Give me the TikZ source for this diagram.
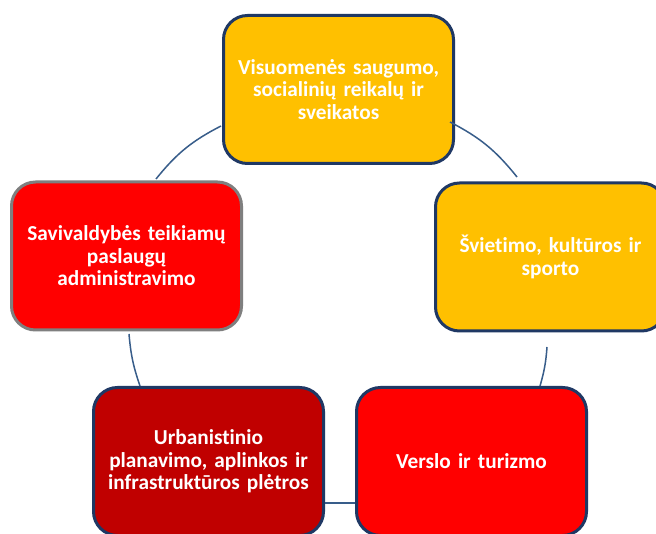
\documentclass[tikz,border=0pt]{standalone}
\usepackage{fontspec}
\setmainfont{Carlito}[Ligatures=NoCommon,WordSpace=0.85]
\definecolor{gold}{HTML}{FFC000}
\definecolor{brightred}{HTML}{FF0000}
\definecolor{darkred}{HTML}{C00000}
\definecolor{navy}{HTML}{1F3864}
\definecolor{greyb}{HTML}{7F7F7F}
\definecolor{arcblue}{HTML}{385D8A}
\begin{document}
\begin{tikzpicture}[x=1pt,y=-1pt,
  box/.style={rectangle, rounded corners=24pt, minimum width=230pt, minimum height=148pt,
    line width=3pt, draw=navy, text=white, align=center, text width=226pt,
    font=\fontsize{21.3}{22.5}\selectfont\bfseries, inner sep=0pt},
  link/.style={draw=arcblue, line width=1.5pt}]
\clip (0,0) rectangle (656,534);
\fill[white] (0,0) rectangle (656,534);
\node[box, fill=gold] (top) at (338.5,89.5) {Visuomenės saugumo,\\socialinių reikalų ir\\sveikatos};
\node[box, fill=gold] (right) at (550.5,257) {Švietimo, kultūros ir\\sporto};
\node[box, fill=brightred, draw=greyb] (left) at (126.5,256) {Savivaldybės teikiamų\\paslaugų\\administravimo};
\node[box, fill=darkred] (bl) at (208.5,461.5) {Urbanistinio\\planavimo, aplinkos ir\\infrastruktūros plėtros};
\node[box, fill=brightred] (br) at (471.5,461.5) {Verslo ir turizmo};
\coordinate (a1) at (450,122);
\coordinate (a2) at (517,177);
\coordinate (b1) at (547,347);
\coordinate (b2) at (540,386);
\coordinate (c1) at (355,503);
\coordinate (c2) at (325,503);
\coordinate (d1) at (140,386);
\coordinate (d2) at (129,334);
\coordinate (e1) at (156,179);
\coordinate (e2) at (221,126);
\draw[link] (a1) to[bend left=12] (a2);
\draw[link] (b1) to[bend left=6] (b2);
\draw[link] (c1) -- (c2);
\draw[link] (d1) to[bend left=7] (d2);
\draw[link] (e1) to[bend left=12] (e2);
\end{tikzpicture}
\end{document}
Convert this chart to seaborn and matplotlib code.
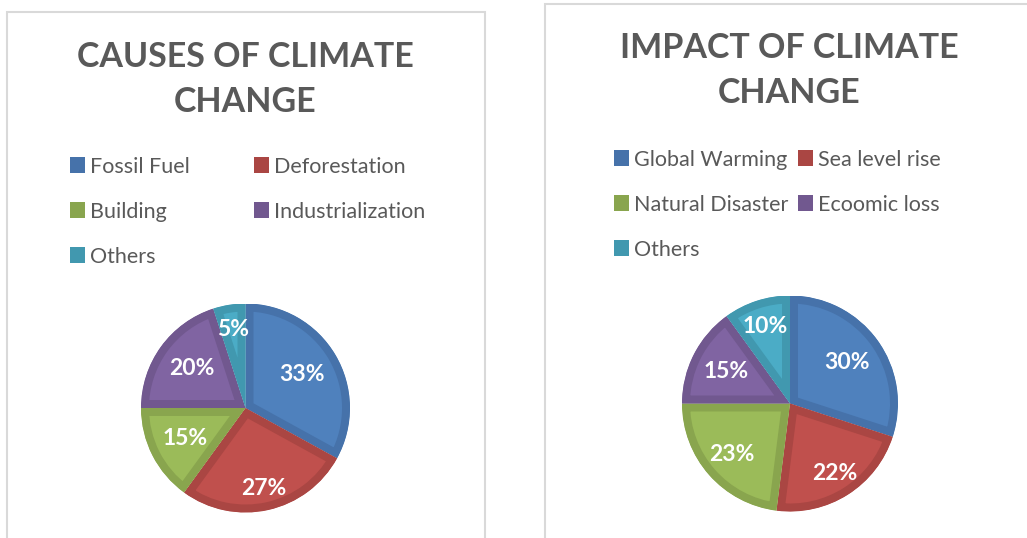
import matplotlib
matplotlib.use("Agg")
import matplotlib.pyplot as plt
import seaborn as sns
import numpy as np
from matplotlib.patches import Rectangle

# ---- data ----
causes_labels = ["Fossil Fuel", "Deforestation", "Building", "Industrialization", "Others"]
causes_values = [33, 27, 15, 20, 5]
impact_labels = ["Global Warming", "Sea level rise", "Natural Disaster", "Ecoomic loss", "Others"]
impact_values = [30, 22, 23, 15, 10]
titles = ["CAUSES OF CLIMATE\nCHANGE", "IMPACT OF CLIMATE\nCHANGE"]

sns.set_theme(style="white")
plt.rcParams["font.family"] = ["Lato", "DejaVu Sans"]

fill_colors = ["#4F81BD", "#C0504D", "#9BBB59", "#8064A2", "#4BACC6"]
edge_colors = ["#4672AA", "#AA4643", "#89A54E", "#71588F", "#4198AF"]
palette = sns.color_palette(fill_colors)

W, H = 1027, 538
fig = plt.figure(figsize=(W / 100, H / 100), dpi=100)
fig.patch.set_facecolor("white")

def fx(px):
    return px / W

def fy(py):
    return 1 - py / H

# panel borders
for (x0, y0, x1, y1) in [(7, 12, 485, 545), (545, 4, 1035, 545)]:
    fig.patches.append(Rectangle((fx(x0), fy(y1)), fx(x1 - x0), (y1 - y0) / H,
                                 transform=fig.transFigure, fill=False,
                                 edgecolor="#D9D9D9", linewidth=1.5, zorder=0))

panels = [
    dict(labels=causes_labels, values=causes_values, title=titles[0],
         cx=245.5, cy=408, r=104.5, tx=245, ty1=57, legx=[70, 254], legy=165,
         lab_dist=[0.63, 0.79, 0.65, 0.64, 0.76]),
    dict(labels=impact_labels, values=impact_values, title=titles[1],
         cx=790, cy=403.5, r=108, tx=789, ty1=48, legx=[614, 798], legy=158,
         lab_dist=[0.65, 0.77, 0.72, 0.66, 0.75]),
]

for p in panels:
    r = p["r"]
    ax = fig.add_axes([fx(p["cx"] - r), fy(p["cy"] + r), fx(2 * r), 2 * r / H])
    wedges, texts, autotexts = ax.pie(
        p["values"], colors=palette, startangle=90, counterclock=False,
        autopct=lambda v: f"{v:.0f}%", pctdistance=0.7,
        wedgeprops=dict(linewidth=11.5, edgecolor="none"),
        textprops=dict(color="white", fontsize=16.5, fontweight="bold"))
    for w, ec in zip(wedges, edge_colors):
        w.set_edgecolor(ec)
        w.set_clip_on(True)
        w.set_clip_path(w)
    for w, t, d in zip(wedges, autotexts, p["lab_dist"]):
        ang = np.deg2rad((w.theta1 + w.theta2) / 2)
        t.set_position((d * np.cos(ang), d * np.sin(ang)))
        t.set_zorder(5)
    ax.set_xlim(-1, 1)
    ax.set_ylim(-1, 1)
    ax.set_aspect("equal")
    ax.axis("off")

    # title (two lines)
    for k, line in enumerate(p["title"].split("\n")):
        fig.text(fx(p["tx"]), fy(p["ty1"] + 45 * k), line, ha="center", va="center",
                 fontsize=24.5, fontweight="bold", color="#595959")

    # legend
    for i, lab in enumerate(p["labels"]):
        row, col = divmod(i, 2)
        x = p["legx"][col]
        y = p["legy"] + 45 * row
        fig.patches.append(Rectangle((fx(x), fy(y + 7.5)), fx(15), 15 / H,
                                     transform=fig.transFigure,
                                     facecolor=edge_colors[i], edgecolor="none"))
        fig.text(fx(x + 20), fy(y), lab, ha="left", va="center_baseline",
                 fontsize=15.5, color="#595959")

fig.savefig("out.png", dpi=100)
---*---
Your first line is the one with "Convert this chart", and your last is the one with "from matplotlib.patches import Rectangle". Copy those and every line between them exactly, without any pictures.

Convert this chart to seaborn and matplotlib code.
import matplotlib
matplotlib.use("Agg")
import matplotlib.pyplot as plt
import seaborn as sns
import numpy as np
from matplotlib.patches import Rectangle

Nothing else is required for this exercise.